Cuando la familia del médico viajaba en tren, prometía a los niños una gran diversión y al descender del vagón les decía de dónde eran todos los pasajeros del vagón, hacia dónde se dirigían y algún apunte sobre sus ocupaciones y costumbres... sin haberles dirigido la palabra. En un ensayo criminal, el doctor Bell afirmó: "La importancia de lo infinitamente pequeño es incalculable. Si se envenena un pozo de agua en La Meca con el bacilo del cólera y el agua santa que los peregrinos llevan en sus botellas, se infectará a todo un continente, y los harapos de las víctimas de la epidemia horrorizarán a todo puerto de mar de la cristiandad. [...] Casi todos los artesanos llevan escrito su oficio en sus manos. Las cicatrices de un minero difieren de las de un picapedrero. Las callosidades de un carpintero no son las mismas que las de un herrero. El soldado y el marino difieren en su forma de caminar. El acento ayuda a determinar el distrito y, para un oído educado, a señalar incluso el condado. En el caso especial de una mujer, el médico observador, con solo mirarla, puede decir exactamente de qué parte de su cuerpo va a hablar". El doctor Bell era de la convicción de que al público poco observador podrían interesarle estos detalles si se le hacía partícipe del juego.

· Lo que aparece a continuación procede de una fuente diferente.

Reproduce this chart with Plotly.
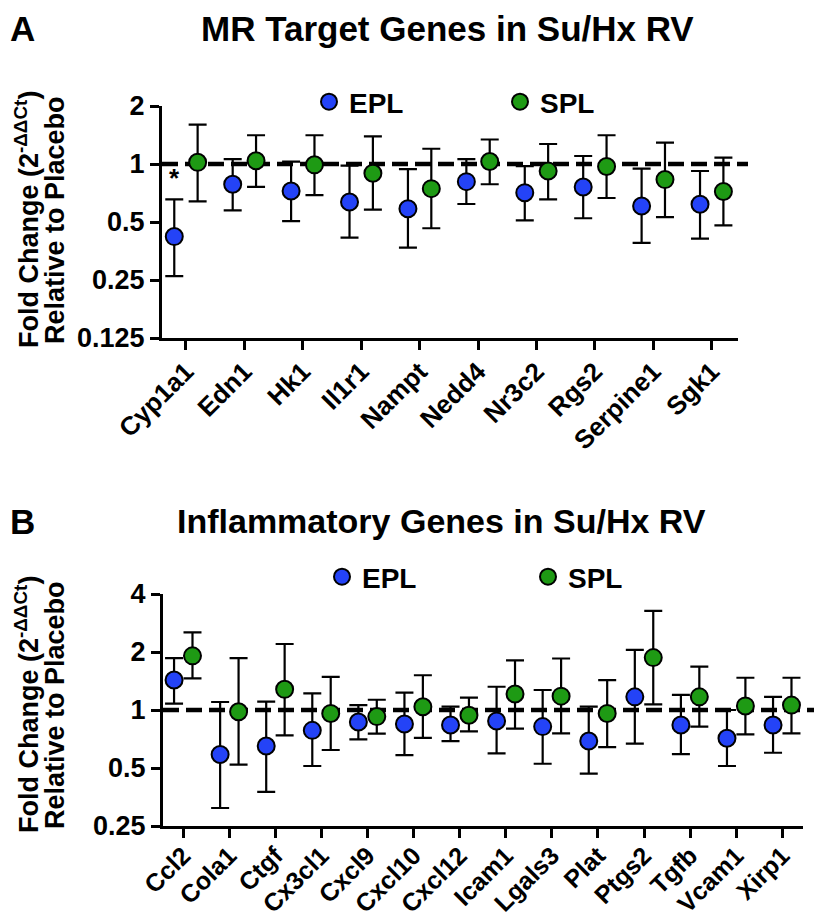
import plotly.graph_objects as go
import numpy as np

# ---------------- data ----------------
genes_a = ["Cyp1a1", "Edn1", "Hk1", "Il1r1", "Nampt", "Nedd4", "Nr3c2", "Rgs2", "Serpine1", "Sgk1"]
epl_a_mean = [0.42, 0.785, 0.724, 0.635, 0.586, 0.81, 0.71, 0.76, 0.605, 0.618]
epl_a_upper = [0.655, 1.06, 1.03, 0.98, 0.94, 1.06, 0.976, 1.10, 0.946, 0.92]
epl_a_lower = [0.262, 0.575, 0.505, 0.415, 0.368, 0.62, 0.51, 0.523, 0.39, 0.41]
spl_a_mean = [1.02, 1.04, 0.99, 0.895, 0.745, 1.03, 0.92, 0.97, 0.83, 0.72]
spl_a_upper = [1.60, 1.41, 1.41, 1.39, 1.2, 1.34, 1.27, 1.41, 1.29, 1.08]
spl_a_lower = [0.64, 0.76, 0.69, 0.58, 0.464, 0.785, 0.656, 0.666, 0.53, 0.48]

genes_b = ["Ccl2", "Cola1", "Ctgf", "Cx3cl1", "Cxcl9", "Cxcl10", "Cxcl12", "Icam1",
           "Lgals3", "Plat", "Ptgs2", "Tgfb", "Vcam1", "Xirp1"]
epl_b_mean = [1.43, 0.588, 0.65, 0.784, 0.866, 0.846, 0.836, 0.877, 0.82, 0.69, 1.17, 0.836, 0.713, 0.836]
epl_b_upper = [1.86, 1.10, 1.105, 1.22, 1.06, 1.23, 1.04, 1.32, 1.27, 1.04, 2.05, 1.197, 1.0, 1.17]
epl_b_lower = [1.08, 0.31, 0.376, 0.512, 0.704, 0.583, 0.69, 0.595, 0.526, 0.467, 0.669, 0.59, 0.512, 0.6]
spl_b_mean = [1.91, 0.98, 1.28, 0.96, 0.924, 1.04, 0.94, 1.21, 1.18, 0.96, 1.87, 1.17, 1.05, 1.06]
spl_b_upper = [2.53, 1.86, 2.2, 1.485, 1.13, 1.515, 1.16, 1.81, 1.85, 1.43, 3.27, 1.68, 1.47, 1.47]
spl_b_lower = [1.46, 0.52, 0.739, 0.62, 0.754, 0.717, 0.775, 0.8, 0.757, 0.642, 1.07, 0.82, 0.748, 0.757]

ticks_a = [0.125, 0.25, 0.5, 1, 2]
ticklabels_a = ["0.125", "0.25", "0.5", "1", "2"]
ticks_b = [0.25, 0.5, 1, 2, 4]
ticklabels_b = ["0.25", "0.5", "1", "2", "4"]
ref_value = 1.0

# ---------------- style ----------------
PAGE_W, PAGE_H = 822, 917
BODY = 8                      # default html body margin
W, H = PAGE_W - BODY, PAGE_H - BODY
FONT = "Liberation Sans"
BLUE = "#2443F7"
GREEN = "#1E9A14"
OFF = 0.2


def px(x):
    return (x - BODY) / W


def py(y):
    return 1 - (y - BODY) / H


def trace(xs, mean, upper, lower, color, name, xa, ya, legend):
    mean = np.array(mean)
    return go.Scatter(
        x=xs, y=mean, mode="markers", name=name,
        xaxis=xa, yaxis=ya, legend=legend, showlegend=True,
        marker=dict(size=17, color=color, line=dict(color="black", width=2)),
        error_y=dict(type="data", symmetric=False,
                     array=np.array(upper) - mean, arrayminus=mean - np.array(lower),
                     color="black", thickness=2.2, width=9),
    )


fig = go.Figure()
ia = np.arange(len(genes_a))
ib = np.arange(len(genes_b))
fig.add_trace(trace(ia - OFF, epl_a_mean, epl_a_upper, epl_a_lower, BLUE, "EPL", "x", "y", "legend"))
fig.add_trace(trace(ia + OFF, spl_a_mean, spl_a_upper, spl_a_lower, GREEN, "SPL", "x", "y", "legend"))
fig.add_trace(trace(ib - OFF, epl_b_mean, epl_b_upper, epl_b_lower, BLUE, "EPL", "x2", "y2", "legend2"))
fig.add_trace(trace(ib + OFF, spl_b_mean, spl_b_upper, spl_b_lower, GREEN, "SPL", "x2", "y2", "legend2"))

axis_common = dict(showline=True, linecolor="black", linewidth=3, ticks="outside",
                   ticklen=9, tickwidth=3, tickcolor="black", showgrid=False, zeroline=False,
                   automargin=False)
yfont = dict(family=FONT, size=27, color="black", weight="bold")
xfont_a = dict(family=FONT, size=26, color="black", weight="bold")
xfont_b = dict(family=FONT, size=25, color="black", weight="bold")
legfont = dict(family=FONT, size=28, color="black", weight="bold")

rng_a = [np.log10(0.125), np.log10(2)]
rng_b = [np.log10(0.25), np.log10(4)]

fig.update_layout(
    width=W, height=H, margin=dict(l=0, r=0, t=0, b=0, autoexpand=False),
    paper_bgcolor="white", plot_bgcolor="rgba(0,0,0,0)",
    font=dict(family=FONT, color="black"),
    xaxis=dict(domain=[px(162), px(738)], range=[-0.41, 9.45], anchor="y",
               tickmode="array", tickvals=list(ia), ticktext=genes_a, tickangle=-45,
               tickfont=xfont_a, ticklabelstandoff=-4, **axis_common),
    yaxis=dict(domain=[py(338), py(106)], type="log", range=rng_a, anchor="x",
               tickmode="array", tickvals=ticks_a, ticktext=ticklabels_a, tickfont=yfont, **axis_common),
    xaxis2=dict(domain=[px(163), px(803)], range=[-0.44, 13.45], anchor="y2",
                tickmode="array", tickvals=list(ib), ticktext=genes_b, tickangle=-45,
                tickfont=xfont_b, ticklabelstandoff=-7, **axis_common),
    yaxis2=dict(domain=[py(826), py(594)], type="log", range=rng_b, anchor="x2",
                tickmode="array", tickvals=ticks_b, ticktext=ticklabels_b, tickfont=yfont, **axis_common),
    legend=dict(orientation="h", x=px(309), y=py(102), xanchor="left", yanchor="middle",
                font=legfont, entrywidth=146, entrywidthmode="pixels", bgcolor="rgba(0,0,0,0)"),
    legend2=dict(orientation="h", x=px(322), y=py(577), xanchor="left", yanchor="middle",
                 font=legfont, entrywidth=161, entrywidthmode="pixels", bgcolor="rgba(0,0,0,0)"),
    showlegend=True,
)

# dashed reference lines at fold change = 1 (position within each axis' log range)
frac_a = (np.log10(ref_value) - rng_a[0]) / (rng_a[1] - rng_a[0])
frac_b = (np.log10(ref_value) - rng_b[0]) / (rng_b[1] - rng_b[0])
fig.add_shape(type="line", xref="paper", yref="y domain", x0=px(162), x1=px(748), y0=frac_a, y1=frac_a,
              line=dict(color="black", width=4.5, dash="16px,7px"), layer="below")
fig.add_shape(type="line", xref="paper", yref="y2 domain", x0=px(163), x1=px(822), y0=frac_b, y1=frac_b,
              line=dict(color="black", width=4.5, dash="16px,7px"), layer="below")

bold = dict(family=FONT, color="black", weight="bold")
ann = [
    dict(text="A", x=px(22), y=py(29), font=dict(size=35, **bold)),
    dict(text="MR Target Genes in Su/Hx RV", x=px(447), y=py(29), font=dict(size=35, **bold)),
    dict(text="B", x=px(22), y=py(521), font=dict(size=35, **bold)),
    dict(text="Inflammatory Genes in Su/Hx RV", x=px(441), y=py(521), font=dict(size=34, **bold)),
    dict(text="Fold Change (2<sup>-ΔΔCt</sup>)", x=px(27), y=py(220), textangle=-90, font=dict(size=27, **bold)),
    dict(text="Relative to Placebo", x=px(55), y=py(220), textangle=-90, font=dict(size=27, **bold)),
    dict(text="Fold Change (2<sup>-ΔΔCt</sup>)", x=px(27), y=py(705), textangle=-90, font=dict(size=27, **bold)),
    dict(text="Relative to Placebo", x=px(55), y=py(705), textangle=-90, font=dict(size=27, **bold)),
]
for a in ann:
    fig.add_annotation(xref="paper", yref="paper", showarrow=False, xanchor="center", yanchor="middle", **a)

# significance marker
fig.add_annotation(xref="x", yref="y", x=-OFF, y=np.log10(0.85), text="*", showarrow=False,
                   font=dict(size=26, **bold))

fig.write_html("out.html")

Pero la influencia del doctor en el ciclo holmesiano fue más allá: durante tres décadas y carta tras carta, Conan Doyle le pidió a Bell tramas e incidentes que nutriesen las aventuras de Sherlock Holmes, agradeciéndole los ya utilizados. De hecho, Bell se las envió fielmente y Doyle se sirvió de gran parte de las sugerencias, incluso la anécdota sobre el gaitero de la banda del regimiento escocés que insistió en que era un zapatero para ocultar el hecho de que era, en realidad, un desertor.

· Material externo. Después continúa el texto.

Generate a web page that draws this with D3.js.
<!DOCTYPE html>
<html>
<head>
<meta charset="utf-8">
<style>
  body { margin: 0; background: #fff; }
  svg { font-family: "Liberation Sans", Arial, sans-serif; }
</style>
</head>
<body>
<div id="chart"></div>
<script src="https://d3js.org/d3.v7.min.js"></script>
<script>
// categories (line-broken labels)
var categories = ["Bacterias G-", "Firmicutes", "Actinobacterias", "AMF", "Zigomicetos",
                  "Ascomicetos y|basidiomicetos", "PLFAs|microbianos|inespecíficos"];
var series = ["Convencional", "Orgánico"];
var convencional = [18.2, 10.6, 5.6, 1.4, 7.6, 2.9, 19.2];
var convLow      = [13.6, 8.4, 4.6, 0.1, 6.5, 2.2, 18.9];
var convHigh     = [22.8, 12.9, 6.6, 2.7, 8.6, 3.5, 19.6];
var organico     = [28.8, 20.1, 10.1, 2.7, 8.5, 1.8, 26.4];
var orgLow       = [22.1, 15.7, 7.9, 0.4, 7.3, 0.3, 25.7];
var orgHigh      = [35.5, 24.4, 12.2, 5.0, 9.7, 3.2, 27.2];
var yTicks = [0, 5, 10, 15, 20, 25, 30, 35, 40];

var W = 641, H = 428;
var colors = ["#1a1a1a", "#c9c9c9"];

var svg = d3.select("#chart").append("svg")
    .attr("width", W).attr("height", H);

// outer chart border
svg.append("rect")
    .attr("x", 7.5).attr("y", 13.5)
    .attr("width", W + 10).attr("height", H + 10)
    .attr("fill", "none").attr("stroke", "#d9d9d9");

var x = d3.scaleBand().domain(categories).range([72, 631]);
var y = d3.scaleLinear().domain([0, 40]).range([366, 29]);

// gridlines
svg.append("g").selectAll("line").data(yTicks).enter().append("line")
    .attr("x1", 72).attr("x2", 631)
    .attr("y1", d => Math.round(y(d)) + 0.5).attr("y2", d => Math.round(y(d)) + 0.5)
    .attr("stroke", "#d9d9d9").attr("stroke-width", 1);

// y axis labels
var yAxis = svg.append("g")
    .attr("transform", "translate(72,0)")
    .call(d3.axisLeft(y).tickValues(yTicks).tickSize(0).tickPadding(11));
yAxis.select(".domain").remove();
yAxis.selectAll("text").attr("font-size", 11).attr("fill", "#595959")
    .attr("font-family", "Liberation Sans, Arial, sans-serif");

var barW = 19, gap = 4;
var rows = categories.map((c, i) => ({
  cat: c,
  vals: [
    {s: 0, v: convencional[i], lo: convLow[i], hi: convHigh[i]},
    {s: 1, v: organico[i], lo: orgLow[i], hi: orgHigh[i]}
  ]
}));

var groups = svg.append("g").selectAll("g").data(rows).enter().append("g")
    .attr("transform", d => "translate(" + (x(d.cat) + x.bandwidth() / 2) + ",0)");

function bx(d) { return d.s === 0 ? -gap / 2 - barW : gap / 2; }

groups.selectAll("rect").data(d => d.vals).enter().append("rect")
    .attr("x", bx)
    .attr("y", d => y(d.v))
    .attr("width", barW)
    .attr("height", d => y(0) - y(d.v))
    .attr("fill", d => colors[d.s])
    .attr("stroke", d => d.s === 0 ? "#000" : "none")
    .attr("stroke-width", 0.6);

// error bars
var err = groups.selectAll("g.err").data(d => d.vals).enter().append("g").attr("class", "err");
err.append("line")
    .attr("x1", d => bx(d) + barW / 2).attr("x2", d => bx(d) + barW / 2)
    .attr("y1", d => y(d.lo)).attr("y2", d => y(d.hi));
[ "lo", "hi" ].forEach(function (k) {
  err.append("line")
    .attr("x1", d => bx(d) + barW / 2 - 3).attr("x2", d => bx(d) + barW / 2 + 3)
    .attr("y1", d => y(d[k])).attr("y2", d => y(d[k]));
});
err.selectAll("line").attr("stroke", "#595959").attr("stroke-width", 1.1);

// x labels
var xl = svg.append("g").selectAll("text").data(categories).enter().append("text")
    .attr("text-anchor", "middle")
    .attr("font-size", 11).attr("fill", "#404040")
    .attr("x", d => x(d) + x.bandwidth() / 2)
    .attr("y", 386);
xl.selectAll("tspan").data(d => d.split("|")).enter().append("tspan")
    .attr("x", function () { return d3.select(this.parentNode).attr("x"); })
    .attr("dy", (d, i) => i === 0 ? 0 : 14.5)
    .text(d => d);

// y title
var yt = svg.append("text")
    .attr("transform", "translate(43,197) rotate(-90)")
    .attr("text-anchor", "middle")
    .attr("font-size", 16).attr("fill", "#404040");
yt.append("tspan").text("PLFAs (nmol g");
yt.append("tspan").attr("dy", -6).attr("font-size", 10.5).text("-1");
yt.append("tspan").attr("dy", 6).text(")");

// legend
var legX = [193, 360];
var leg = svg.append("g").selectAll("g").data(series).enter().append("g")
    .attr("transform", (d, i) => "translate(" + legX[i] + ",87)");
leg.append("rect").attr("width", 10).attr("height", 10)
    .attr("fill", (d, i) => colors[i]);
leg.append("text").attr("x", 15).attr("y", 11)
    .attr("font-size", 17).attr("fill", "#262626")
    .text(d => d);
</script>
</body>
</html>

Bell pensaba que cada hombre puede transformar su mundo de monotonía en otro aventurero si desarrollaba sus facultades de observación. Desconfiaba, además, de la policía: "De un policía ordinario no se puede esperar que esté ocho horas de pie y que luego desarrolle un gran esfuerzo mental", afirmaba. Y Conan Doyle incorporó anécdotas reales sobre el poder deductivo de Bell en las salas de la enfermería a las tramas de Las cinco semillas de naranja o El intérprete griego. Cuando Doyle vio al doctor por última vez, este contaba con cuarenta y cuatro años. En 1893 y un año antes de su muerte, Robert Louis Stevenson preguntó a Conan Doyle en una carta escrita desde Samoa -"Hay una sola cosa que me preocupa. ¿Podría ser este mi viejo amigo Joe Bell?"-, refiriéndose a Sherlock Holmes.

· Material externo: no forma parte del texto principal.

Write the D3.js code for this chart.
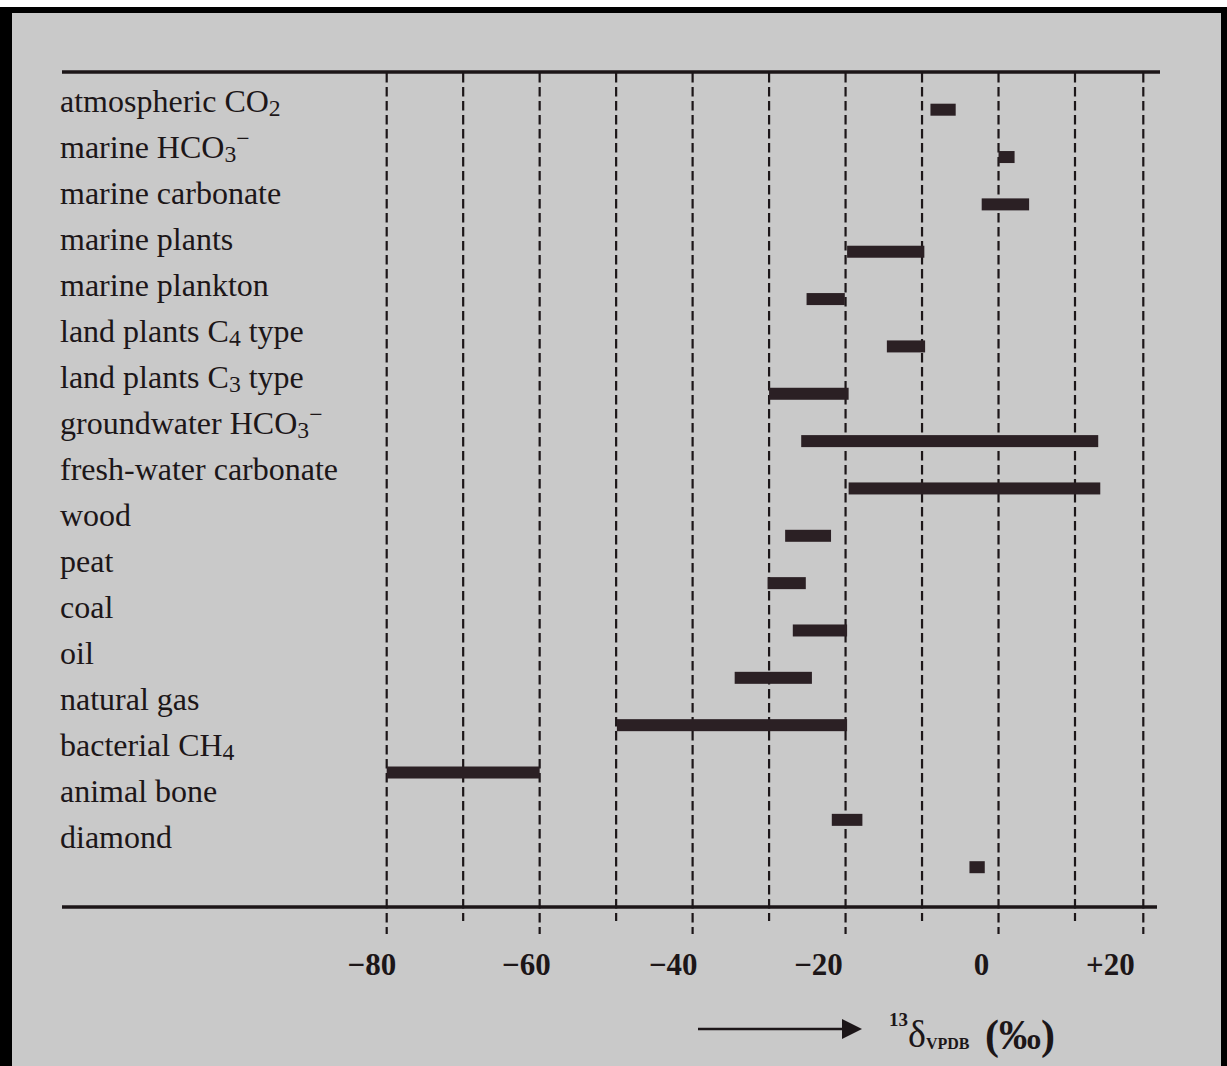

El doctor Bell murió en el mes de octubre de 1911, a los setenta y cuatro años. A sus impresionantes funerales asistieron innumerables enfermeras, los Seaforth Highlanders, un gran número de influyentes médicos y centenares de pobres que habían sido tratados por él. Sí, estaba muerto, pero su alter ego de ficción siguió luchando contra el crimen mucho tiempo después.